Since economies drive commodity prices, not the other way around, the collapse in oil is more of a demand issue than it appears, said Stephen Schork, founder and editor of The Schork Report newsletter.
The influential oil analyst told CNBC on Friday that there's an "absolute glut" in crude, but the demand side of the equation can't be overlooked. "When you have such a sharp fall in commodity prices, that's because of economic demand. And I think that's a very worrisome telltale."
"Oil prices are the canary in the coal mine," Schork said in a "Squawk Box" interview. "I don't think the global economy, especially in the United States, is all rainbows and unicorns right now."
The current, robust pace of oil production has been going on for two years now, he said. What has changed over the summer? "The supply picture has not changed. So the drop in price, to me, is an indication, I think, of worrying global demand," he said.

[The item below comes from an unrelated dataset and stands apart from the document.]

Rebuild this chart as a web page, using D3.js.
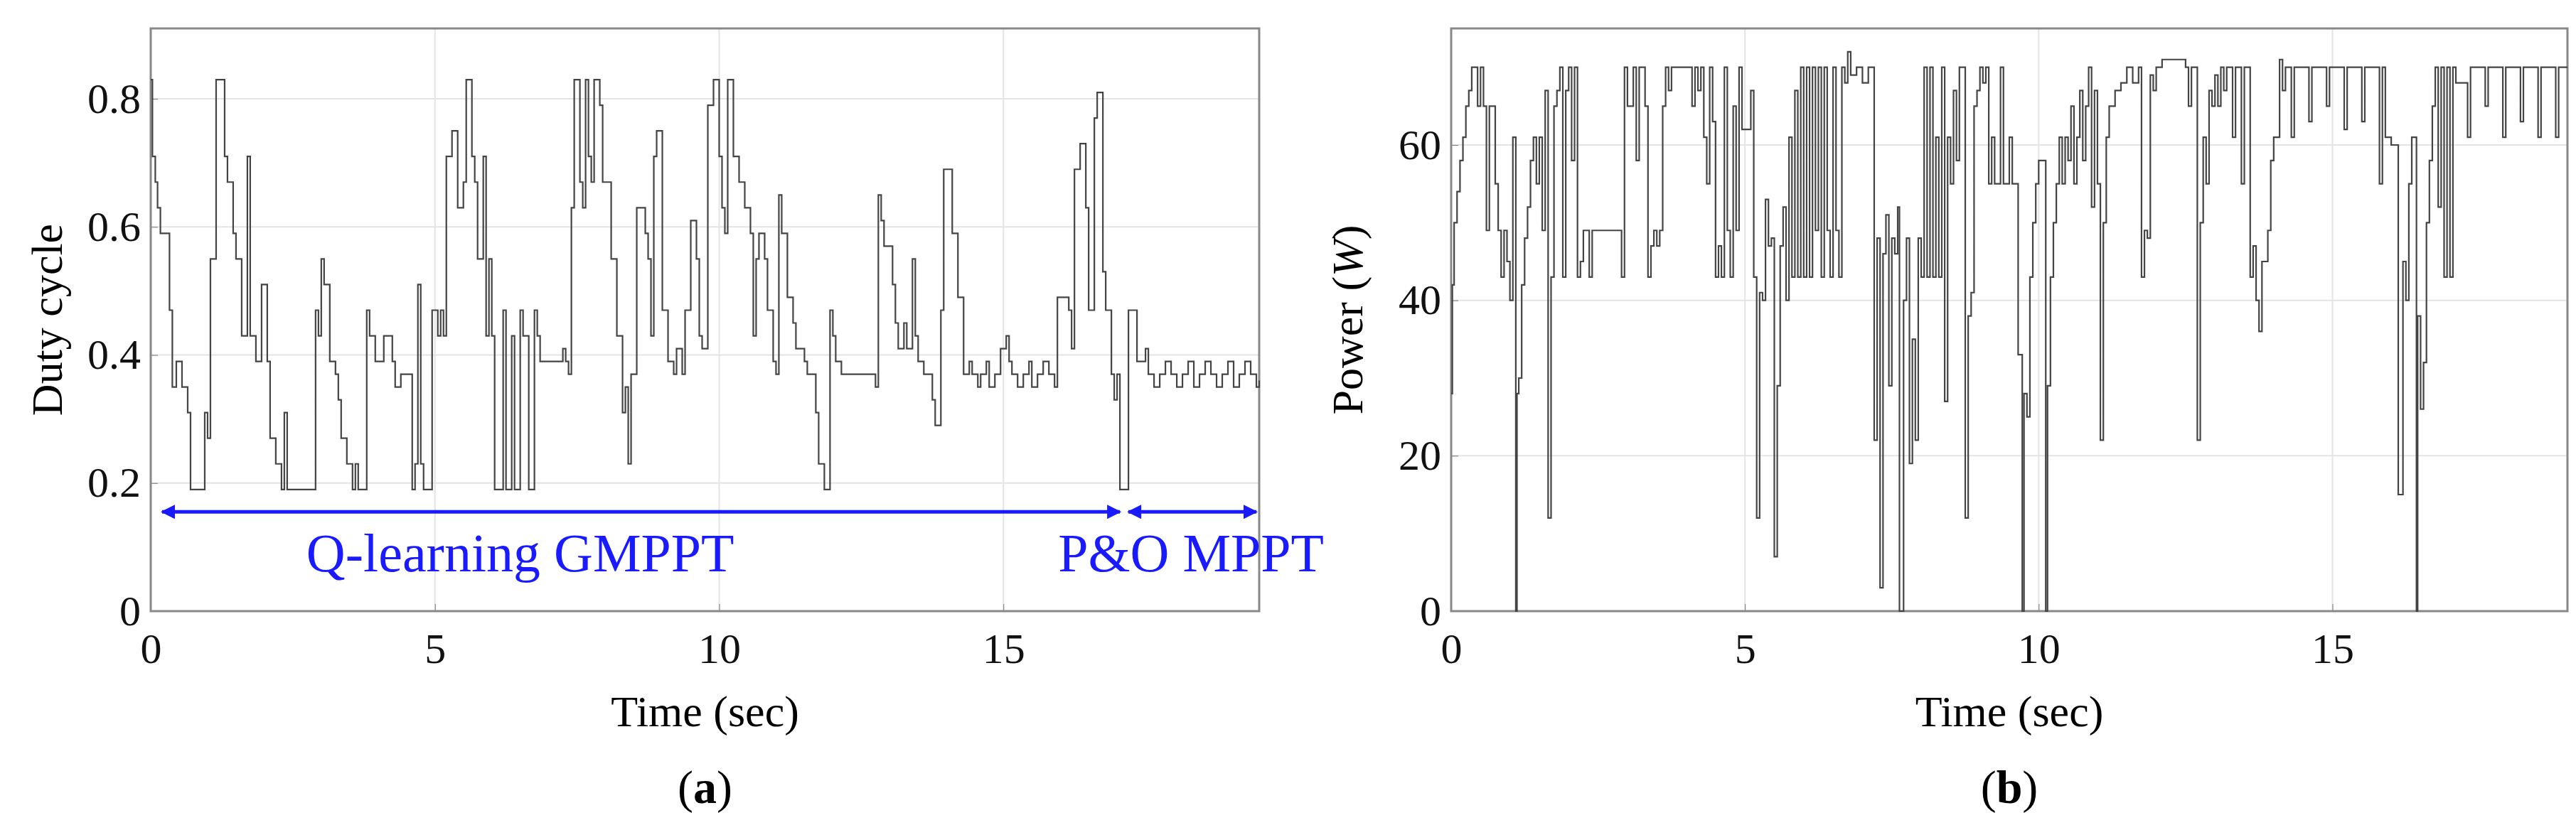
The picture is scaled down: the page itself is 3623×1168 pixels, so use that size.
<!DOCTYPE html>
<html><head><meta charset="utf-8">
<script src="https://cdn.jsdelivr.net/npm/d3@7"></script>
<style>body{margin:0;background:#fff}</style>
</head><body><div id="graf"></div>
<script>
// -- Datos: ciclo de trabajo (escalones)
dutyT = [0,0.03,0.08,0.12,0.17,0.22,0.33,0.38,0.45,0.55,0.65,0.7,0.95,1.0,1.05,1.15,1.3,1.35,1.45,1.5,1.6,1.7,1.75,1.85,1.95,2.05,2.1,2.2,2.3,2.35,2.4,2.9,2.95,3.0,3.05,3.15,3.25,3.3,3.35,3.45,3.55,3.6,3.65,3.8,3.85,3.95,4.1,4.25,4.3,4.4,4.6,4.65,4.7,4.75,4.8,4.95,5.05,5.1,5.15,5.2,5.3,5.4,5.5,5.55,5.65,5.7,5.75,5.85,5.9,5.95,6.0,6.05,6.2,6.25,6.35,6.4,6.5,6.55,6.65,6.75,6.8,6.85,7.25,7.3,7.35,7.4,7.45,7.55,7.6,7.65,7.7,7.75,7.8,7.9,7.95,8.1,8.2,8.3,8.35,8.4,8.45,8.55,8.7,8.75,8.8,8.85,8.9,9.0,9.1,9.2,9.25,9.35,9.4,9.5,9.6,9.65,9.7,9.8,9.9,10.0,10.05,10.1,10.15,10.25,10.35,10.45,10.55,10.6,10.65,10.7,10.8,10.85,10.95,11.0,11.05,11.1,11.2,11.3,11.35,11.5,11.55,11.7,11.75,11.85,11.95,12.0,12.05,12.15,12.75,12.8,12.85,12.9,13.05,13.1,13.15,13.25,13.3,13.4,13.45,13.5,13.6,13.75,13.8,13.9,13.95,14.1,14.2,14.3,14.4,14.45,14.55,14.6,14.7,14.75,14.85,14.95,15.05,15.1,15.15,15.25,15.35,15.45,15.5,15.6,15.7,15.8,15.9,15.95,16.15,16.2,16.25,16.35,16.45,16.5,16.6,16.65,16.75,16.8,16.9,16.95,17.0,17.05,17.2,17.35,17.5,17.55,17.65,17.75,17.85,17.95,18.05,18.15,18.25,18.35,18.45,18.55,18.65,18.75,18.85,18.95,19.05,19.15,19.25,19.35,19.45,19.5]
dutyV = [0.83,0.71,0.67,0.63,0.59,0.59,0.47,0.35,0.39,0.35,0.31,0.19,0.31,0.27,0.55,0.83,0.71,0.67,0.59,0.55,0.43,0.71,0.43,0.39,0.51,0.39,0.27,0.23,0.19,0.31,0.19,0.47,0.43,0.55,0.51,0.39,0.37,0.33,0.27,0.23,0.19,0.23,0.19,0.47,0.43,0.39,0.43,0.39,0.35,0.37,0.19,0.23,0.51,0.23,0.19,0.47,0.43,0.47,0.43,0.71,0.75,0.63,0.67,0.83,0.71,0.67,0.55,0.71,0.43,0.55,0.43,0.19,0.47,0.19,0.43,0.19,0.47,0.43,0.19,0.47,0.43,0.39,0.41,0.39,0.37,0.63,0.83,0.67,0.63,0.83,0.71,0.67,0.83,0.79,0.67,0.55,0.43,0.31,0.35,0.23,0.37,0.63,0.59,0.55,0.43,0.71,0.75,0.47,0.39,0.37,0.41,0.37,0.47,0.61,0.55,0.43,0.41,0.79,0.83,0.71,0.63,0.59,0.83,0.71,0.67,0.63,0.59,0.43,0.55,0.59,0.55,0.47,0.39,0.37,0.65,0.59,0.49,0.45,0.41,0.39,0.37,0.31,0.23,0.19,0.47,0.43,0.39,0.37,0.35,0.65,0.61,0.57,0.51,0.45,0.41,0.45,0.41,0.55,0.43,0.39,0.37,0.33,0.29,0.47,0.69,0.59,0.49,0.37,0.39,0.37,0.35,0.37,0.39,0.35,0.37,0.41,0.43,0.39,0.37,0.35,0.37,0.39,0.35,0.37,0.39,0.37,0.35,0.49,0.47,0.41,0.69,0.73,0.63,0.47,0.77,0.81,0.53,0.47,0.37,0.33,0.37,0.19,0.47,0.39,0.41,0.37,0.35,0.37,0.39,0.37,0.35,0.37,0.39,0.35,0.37,0.39,0.37,0.35,0.37,0.39,0.35,0.37,0.39,0.37,0.35,0.36]

// -- Datos: potencia, pares [tiempo, W] (escalones)
powSteps = [[0,28],[0.02,42],[0.05,50],[0.1,54],[0.15,58],[0.2,61],[0.25,65],[0.3,67],[0.35,70],[0.45,65],[0.5,70],[0.55,65],[0.6,49],[0.65,65],[0.75,55],[0.8,49],[0.85,43],[0.9,49],[0.95,45],[1.0,40],[1.05,61],[1.1,0],[1.12,28],[1.15,30],[1.2,42],[1.25,48],[1.3,52],[1.35,58],[1.4,61],[1.45,55],[1.5,61],[1.55,49],[1.6,67],[1.65,12],[1.7,43],[1.75,65],[1.8,67],[1.85,70],[1.9,43],[1.95,67],[2.0,70],[2.05,58],[2.1,70],[2.15,43],[2.2,45],[2.25,49],[2.35,43],[2.4,49],[2.9,43],[2.95,70],[3.0,65],[3.1,70],[3.15,58],[3.2,70],[3.3,65],[3.35,43],[3.4,47],[3.45,49],[3.5,47],[3.55,49],[3.6,65],[3.65,70],[3.7,67],[3.75,70],[4.1,65],[4.15,70],[4.2,67],[4.25,70],[4.3,61],[4.35,55],[4.4,70],[4.45,63],[4.5,43],[4.55,47],[4.6,43],[4.65,70],[4.7,49],[4.75,43],[4.8,65],[4.85,49],[4.9,70],[4.95,62],[5.1,67],[5.15,43],[5.2,12],[5.25,41],[5.3,40],[5.35,53],[5.4,47],[5.45,48],[5.5,7],[5.55,29],[5.6,47],[5.65,52],[5.7,40],[5.75,61],[5.8,43],[5.85,67],[5.9,43],[5.95,70],[6.0,43],[6.05,70],[6.1,43],[6.15,70],[6.2,49],[6.25,70],[6.3,43],[6.35,70],[6.4,49],[6.45,43],[6.5,70],[6.55,49],[6.6,43],[6.65,70],[6.7,68],[6.75,72],[6.8,69],[6.9,70],[7.0,68],[7.1,70],[7.2,22],[7.25,48],[7.3,3],[7.35,46],[7.4,51],[7.45,29],[7.5,48],[7.55,46],[7.6,52],[7.63,0],[7.7,40],[7.75,48],[7.8,19],[7.85,35],[7.9,22],[7.95,48],[8.0,43],[8.05,70],[8.1,43],[8.15,70],[8.2,43],[8.25,61],[8.3,43],[8.35,70],[8.4,27],[8.45,61],[8.5,55],[8.55,67],[8.6,58],[8.65,70],[8.75,12],[8.8,38],[8.85,41],[8.9,65],[8.95,67],[9.0,70],[9.05,68],[9.1,70],[9.15,55],[9.2,61],[9.25,55],[9.35,70],[9.4,55],[9.5,61],[9.55,55],[9.65,33],[9.72,0],[9.75,28],[9.8,25],[9.85,43],[9.9,50],[9.95,55],[10.0,58],[10.12,0],[10.15,29],[10.2,43],[10.25,50],[10.3,55],[10.35,61],[10.4,55],[10.45,61],[10.5,58],[10.55,65],[10.6,55],[10.65,61],[10.7,67],[10.75,58],[10.8,65],[10.85,70],[10.9,52],[10.95,67],[11.0,55],[11.05,22],[11.1,50],[11.15,61],[11.2,65],[11.3,67],[11.4,68],[11.5,70],[11.6,68],[11.7,70],[11.75,43],[11.8,49],[11.85,48],[11.9,69],[11.95,67],[12.0,70],[12.1,71],[12.5,70],[12.55,65],[12.6,70],[12.7,22],[12.75,50],[12.8,61],[12.85,55],[12.9,67],[12.95,65],[13.0,69],[13.05,65],[13.1,70],[13.15,67],[13.2,70],[13.3,61],[13.35,70],[13.45,55],[13.5,70],[13.6,43],[13.65,47],[13.7,40],[13.75,36],[13.8,45],[13.9,49],[13.95,58],[14.0,61],[14.1,71],[14.15,67],[14.2,70],[14.3,61],[14.35,70],[14.6,63],[14.65,70],[14.9,65],[14.95,70],[15.2,62],[15.25,70],[15.5,63],[15.55,70],[15.8,55],[15.85,70],[15.9,61],[16.0,60],[16.12,15],[16.2,45],[16.25,40],[16.3,55],[16.35,61],[16.43,0],[16.45,38],[16.5,26],[16.55,32],[16.6,50],[16.65,58],[16.7,65],[16.75,70],[16.8,52],[16.85,70],[16.9,43],[16.95,70],[17.0,43],[17.05,70],[17.1,68],[17.3,61],[17.35,70],[17.6,65],[17.65,70],[17.9,61],[17.95,70],[18.2,63],[18.25,70],[18.5,61],[18.55,70],[18.8,61],[18.85,70],[19.0,70]]

dutyTicks = [0, 0.2, 0.4, 0.6, 0.8]
powTicks = [0, 20, 40, 60]
timeTicks = [0, 5, 10, 15]

serif = '"Liberation Serif", "DejaVu Serif", serif'
svg = d3.select('#graf').append('svg')
        .attr('width', 3623).attr('height', 1168)
        .style('font-family', serif)

function panel (opt) {
    x = d3.scaleLinear().domain(opt.xDom).range([opt.left, opt.right])
    y = d3.scaleLinear().domain(opt.yDom).range([860, 40])
    g = svg.append('g')
    // -- grid
    g.selectAll('.gx').data(timeTicks.slice(1)).enter().append('line')
        .attr('x1', d => x(d)).attr('x2', d => x(d)).attr('y1', 40).attr('y2', 860)
        .attr('stroke', '#e4e4e4').attr('stroke-width', 2)
    g.selectAll('.gy').data(opt.yTicks.slice(1)).enter().append('line')
        .attr('x1', opt.left).attr('x2', opt.right).attr('y1', d => y(d)).attr('y2', d => y(d))
        .attr('stroke', '#e4e4e4').attr('stroke-width', 2)
    // -- ejes
    g.append('g').attr('transform', 'translate(0,860)')
        .call(d3.axisBottom(x).tickValues(timeTicks).tickSize(-10).tickPadding(30).tickSizeOuter(0))
    g.append('g').attr('transform', `translate(${opt.left},0)`)
        .call(d3.axisLeft(y).tickValues(opt.yTicks).tickSize(-10).tickPadding(14).tickSizeOuter(0).tickFormat(opt.fmt))
    g.selectAll('.tick text').attr('font-size', 60).attr('font-family', serif).attr('fill', '#111')
    g.selectAll('.tick line').attr('stroke', '#777')
    g.selectAll('.domain').remove()
    g.append('rect').attr('x', opt.left).attr('y', 40)
        .attr('width', opt.right - opt.left).attr('height', 820)
        .attr('fill', 'none').attr('stroke', '#888').attr('stroke-width', 3)
    // -- serie
    g.append('path').datum(opt.pts)
        .attr('d', d3.line().x(d => x(d[0])).y(d => y(d[1])).curve(d3.curveStepAfter))
        .attr('fill', 'none').attr('stroke', '#444').attr('stroke-width', 2.2)
    // -- etiquetas
    g.append('text').attr('x', (opt.left + opt.right) / 2).attr('y', 1022)
        .attr('text-anchor', 'middle').attr('font-size', 62).text('Time (sec)')
    g.append('text').attr('transform', `translate(${opt.left - 125},450) rotate(-90)`)
        .attr('text-anchor', 'middle').attr('font-size', 62).html(opt.yLabel)
    g.append('text').attr('x', (opt.left + opt.right) / 2).attr('y', 1130)
        .attr('text-anchor', 'middle').attr('font-size', 66)
        .html(`(<tspan font-weight="bold">${opt.letter}</tspan>)`)
    return {x, y, g}
}

a = panel({left: 212, right: 1771, xDom: [0, 19.5], yDom: [0, 0.91], yTicks: dutyTicks,
           fmt: d => d === 0 ? '0' : d3.format('.1f')(d), pts: dutyT.map((t, i) => [t, dutyV[i]]),
           yLabel: 'Duty cycle', letter: 'a'})
b = panel({left: 2041, right: 3611, xDom: [0, 19], yDom: [0, 75], yTicks: powTicks,
           fmt: d => d, pts: powSteps, yLabel: 'Power (<tspan font-style="italic">W</tspan>)', letter: 'b'})

// -- flechas de fases
blue = '#1a1aff'
defs = svg.append('defs')
defs.append('marker').attr('id', 'ah').attr('viewBox', '0 0 10 10').attr('refX', 9).attr('refY', 5)
    .attr('markerWidth', 6).attr('markerHeight', 4).attr('orient', 'auto-start-reverse')
    .append('path').attr('d', 'M0,0 L10,5 L0,10 z').attr('fill', blue)
phases = [[0.2, 17.05], [17.2, 19.45]]
phaseLabels = ['Q-learning GMPPT', 'P&O MPPT']
phaseLabelT = [6.5, 18.3]
phases.forEach((p, i) => {
    a.g.append('line').attr('x1', a.x(p[0])).attr('x2', a.x(p[1]))
        .attr('y1', a.y(0.155)).attr('y2', a.y(0.155))
        .attr('stroke', blue).attr('stroke-width', 5)
        .attr('marker-start', 'url(#ah)').attr('marker-end', 'url(#ah)')
    a.g.append('text').attr('x', a.x(phaseLabelT[i])).attr('y', a.y(0.062))
        .attr('text-anchor', 'middle').attr('font-size', 76).attr('fill', blue).text(phaseLabels[i])
})
</script></body></html>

Schork predicted crude prices could fall to $40 a barrel, and go even lower, before demand increases in the summer driving season.
Oil prices were little changed in early trading Friday, around $51 a barrel, after U.S. crude pared heavy losses Thursday on U.S. Energy Information Administration data that showed inventories rose by 7.7 million barrels last week—half of what the American Petroleum Institute had originally indicated.
Schork is not alone in thinking oil could go lower. Citi's Ed Morse, a former deputy assistant secretary of state for international energy policy, told CNBC earlier this month the likelihood was "very great" that oil drops to a range in the $30s. "The world is oversupplied with oil, and we haven't seen the worst of it yet."